A new report from the Center for Research on Inclusion and Social Policy examines the bail bond system’s effect on racial disparities within the criminal justice system, efforts to reform the use of bail bonds, and the potential impact of Indiana House Enrolled Act 1300 on defendants.

Nationally, bail amounts are 34% higher for Black men and 19% higher for Latino men compared to their white counterparts. Bail amounts in Marion County, Indiana, are similar to those in other counties across the state. However, bail amounts in other states can vary significantly. Many defendants—including those in Marion County—also must cover additional costs beyond bail due to court fees and nonrefundable fees charged by bail bond companies. This increased cost affects whether someone can afford to post bail and avoid pretrial detention.
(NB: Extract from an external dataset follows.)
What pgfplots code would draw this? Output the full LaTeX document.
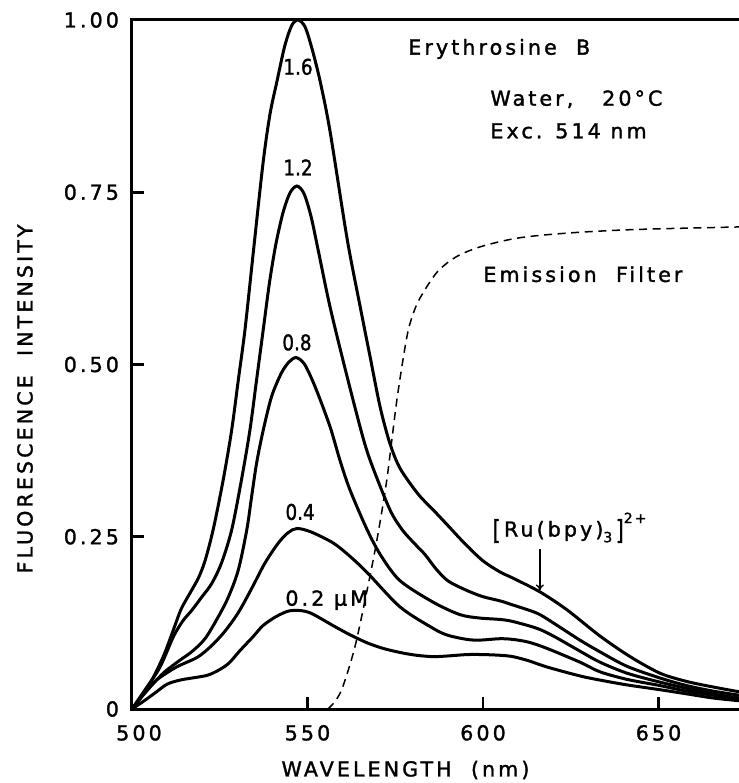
\documentclass[border=0pt]{standalone}
\usepackage{fontspec}
\setmainfont{DejaVu Sans}[LetterSpace=15, FakeBold=1.5]
\newfontfamily\numfont{DejaVu Sans}[LetterSpace=0, FakeBold=1.5]
\usepackage{pgfplots}
\pgfplotsset{compat=1.18}
\usetikzlibrary{arrows.meta}
\begin{document}
\begin{tikzpicture}[font=\fontsize{10.3pt}{12pt}\selectfont,
  clab/.style={font=\fontsize{10.8pt}{12pt}\numfont, inner sep=0pt}]
\useasboundingbox (-66pt,-37pt) rectangle (303.5pt,354.5pt);
\begin{axis}[
  at={(0,0)}, anchor=south west,
  scale only axis, width=308.9pt, height=344.5pt,
  xmin=500, xmax=676, ymin=0, ymax=1,
  axis line style={line width=1.5pt},
  tick style={line width=1.3pt, black},
  major tick length=6pt, tick align=inside, tick pos=left,
  xtick={500,550,600,650}, xticklabels={\hspace*{7pt}500,550,600,650},
  ytick={0,0.25,0.5,0.75,1}, yticklabels={0,0.25,0.50,0.75,1.00},
  yticklabel style={anchor=east, xshift=-3pt},
  xticklabel style={anchor=north, yshift=-4.5pt},
  xlabel={WAVELENGTH\ \ (nm)},
  ylabel={FLUORESCENCE\ \ INTENSITY},
  xlabel style={at={(axis description cs:0.4427,-0.0885)}, anchor=center},
  ylabel style={at={(axis description cs:-0.1732,0.45)}, anchor=center, rotate=0},
  curve/.style={black, line width=1.5pt, smooth, tension=0.5, mark=none, solid},
]
% 1.6 uM
\addplot[curve] coordinates {
(500,0) (505.1,0.037) (508.9,0.076) (511.8,0.115) (514,0.145) (516.5,0.168)
(518.9,0.190) (520.8,0.215) (523.2,0.262) (526,0.333) (528.4,0.405) (530.3,0.478)
(532.2,0.551) (534.5,0.660) (537.3,0.791) (539.3,0.863) (541.3,0.911) (543.5,0.962)
(545.5,0.992) (547.3,1.0) (549.3,0.99) (551.3,0.958) (553.6,0.911) (556.4,0.839)
(561.3,0.682) (565,0.584) (567.8,0.512) (570.7,0.438) (573.5,0.385) (576.4,0.349)
(581.5,0.312) (586,0.288) (590.6,0.263) (595,0.239) (600,0.215) (604.8,0.199)
(608.5,0.190) (616.2,0.170) (623.9,0.144) (633.3,0.106) (641.9,0.076) (650.4,0.052)
(658,0.040) (665.5,0.032) (673,0.025) (676,0.023)};
% 1.2 uM
\addplot[curve] coordinates {
(500,0) (504,0.030) (508,0.061) (511.8,0.105) (514.5,0.128) (517,0.143)
(519.8,0.162) (522.7,0.182) (525.5,0.212) (528.4,0.260) (531.2,0.333) (533.6,0.405)
(535.5,0.478) (537.4,0.551) (539.2,0.620) (541,0.675) (543,0.720) (545,0.749)
(547,0.759) (549,0.748) (551,0.715) (553,0.667) (556.4,0.584) (561,0.488)
(565.8,0.394) (568.5,0.352) (573.5,0.289) (577,0.260) (580.5,0.240) (583.5,0.224)
(586.5,0.204) (590,0.186) (595.4,0.172) (600,0.163) (604.8,0.157) (608.5,0.151)
(615.4,0.139) (620,0.125) (627.6,0.100) (633.3,0.083) (641,0.062) (650.4,0.045)
(658,0.034) (665.5,0.026) (673,0.020) (676,0.018)};
% 0.8 uM
\addplot[curve] coordinates {
(500,0) (504,0.025) (508.9,0.052) (513.7,0.071) (517,0.083) (520.8,0.102)
(524.6,0.134) (527.5,0.163) (530.3,0.202) (532.7,0.260) (534.1,0.309) (535.5,0.357)
(537.4,0.405) (539.8,0.454) (542.6,0.488) (544.8,0.504) (546.8,0.510) (549.2,0.500)
(552.3,0.466) (556.4,0.410) (559.3,0.360) (562.1,0.318) (567,0.260) (571,0.222)
(576.4,0.186) (585.8,0.155) (593.4,0.137) (599.1,0.132) (604.8,0.130) (608.5,0.127)
(615.4,0.117) (620,0.106) (627.6,0.084) (633.3,0.068) (641,0.052) (650.4,0.039)
(658,0.030) (665.5,0.022) (673,0.016) (676,0.015)};
% 0.4 uM
\addplot[curve] coordinates {
(500,0) (503,0.020) (507,0.042) (512.7,0.061) (518.6,0.075) (522.7,0.092)
(526.5,0.113) (530.3,0.140) (534.1,0.175) (537.9,0.212) (541.7,0.241) (544.5,0.256)
(547,0.262) (551,0.257) (557.3,0.241) (562,0.222) (567,0.198) (576.4,0.148)
(585.8,0.117) (590,0.107) (595.4,0.101) (599.1,0.100) (604.8,0.102) (608.5,0.101)
(613,0.097) (618.2,0.088) (627.6,0.068) (633.3,0.054) (641,0.043) (650.4,0.034)
(658,0.026) (665.5,0.020) (673,0.014) (676,0.013)};
% 0.2 uM
\addplot[curve] coordinates {
(500,0) (503.5,0.012) (507,0.025) (510,0.036) (513.7,0.042) (518.4,0.046)
(521.5,0.049) (524.2,0.055) (527.5,0.066) (530.8,0.085) (534.5,0.105) (537.3,0.121)
(541,0.134) (544.5,0.142) (547.6,0.143) (551,0.139) (557.3,0.121) (562,0.108)
(567,0.096) (571.5,0.088) (576.4,0.082) (581,0.078) (585.8,0.076) (590,0.077)
(595.4,0.079) (600,0.079) (604.8,0.078) (608.5,0.076) (613,0.070) (618.2,0.061)
(627.6,0.048) (633.3,0.042) (641,0.035) (650.4,0.028) (658,0.022) (665.5,0.016)
(673,0.012) (676,0.011)};
% emission filter
\addplot[black, line width=0.75pt, mark=none, dash pattern=on 4pt off 2.8pt, smooth] coordinates {
(555.8,0) (558,0.012) (560.1,0.033) (563.5,0.090) (567,0.173) (569.8,0.246)
(572.6,0.333) (575.5,0.450) (578.3,0.540) (580,0.572) (582,0.596) (586.9,0.634)
(592.6,0.657) (600,0.672) (610.5,0.684) (624.8,0.691) (643.9,0.696) (676,0.700)};
\node[clab] at (axis cs:547.3,0.932) {\scalebox{0.85}[1]{1.6}};
\node[clab] at (axis cs:547.3,0.786) {\scalebox{0.85}[1]{1.2}};
\node[clab] at (axis cs:547.0,0.532) {\scalebox{0.85}[1]{0.8}};
\node[clab] at (axis cs:547.9,0.286) {\scalebox{0.85}[1]{0.4}};
\node[anchor=west, inner sep=0pt] at (axis cs:543.6,0.158) {0.2 μM};
\node[anchor=west, inner sep=0pt] at (axis cs:578.6,0.958) {Erythrosine\ \ B};
\node[anchor=west, inner sep=0pt] at (axis cs:602,0.885) {Water,\ \ \ 20°C};
\node[anchor=west, inner sep=0pt] at (axis cs:602,0.839) {Exc. 514 nm};
\node[anchor=west, inner sep=0pt] at (axis cs:600,0.631) {Emission\ \ Filter};
\node[anchor=west, inner sep=0pt] at (axis cs:602.6,0.263) {\raisebox{-0.25ex}{\scalebox{1}[1.3]{[}}\,Ru(bpy)\raisebox{-0.5ex}{\fontsize{7pt}{8pt}\selectfont 3}\,\raisebox{-0.25ex}{\scalebox{1}[1.3]{]}}\raisebox{1.2ex}{\fontsize{7pt}{8pt}\selectfont 2+}};
\draw[-{To[length=3pt,width=4pt]}, line width=0.7pt] (axis cs:616.2,0.232) -- (axis cs:616.2,0.172);
\end{axis}
\end{tikzpicture}
\end{document}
Research does not provide sufficient evidence that pretrial detention is necessary to ensure public safety. In fact, holding defendants until their trials can have negative long-term impacts on them, their families, and the community. Those who cannot afford bail often face job loss, housing instability, child custody issues, and reincarceration. Their physical and mental health also is negatively impacted while they wait in jail for their hearings.

A new Indiana law set to take effect on July 1, 2022, will further reduce options for defendants. Indiana HEA 1300 limits charitable organizations’ ability to provide bail to people who have a violent offense in their history, regardless of when that offense occurred. This shift creates a dependency upon the bail bond industry which charges more and does not provide support services, such as court date reminders and transportation assistance.

Despite much debate about the differences in outcomes for people who use charitable organizations’ services and those who rely on bail bond companies, a lack of data makes it impossible to compare these two groups. Indiana does not track data on bail information and bail bond companies do not share their data publicly.

As a result, CRISP researchers developed a list of considerations for leaders when addressing bail reform issues.

Eliminating the cash bail system can reduce racial disparities at this stage of the criminal justice system by removing wealth-based pretrial requirements that often favor white defendants with access to funds.

Other states, such as New Jersey, have successfully reduced the use of cash bail systems and instead issue only a court summons for lower-level offenses. These changes decreased the state’s jail population by 35%.

Increasing access to quality services that address the social issues that often lead to lower-level offenses—such as substance use and a lack of income—could reduce the number of offenses that lead to incarceration and require pretrial detention or the use of bail bonds.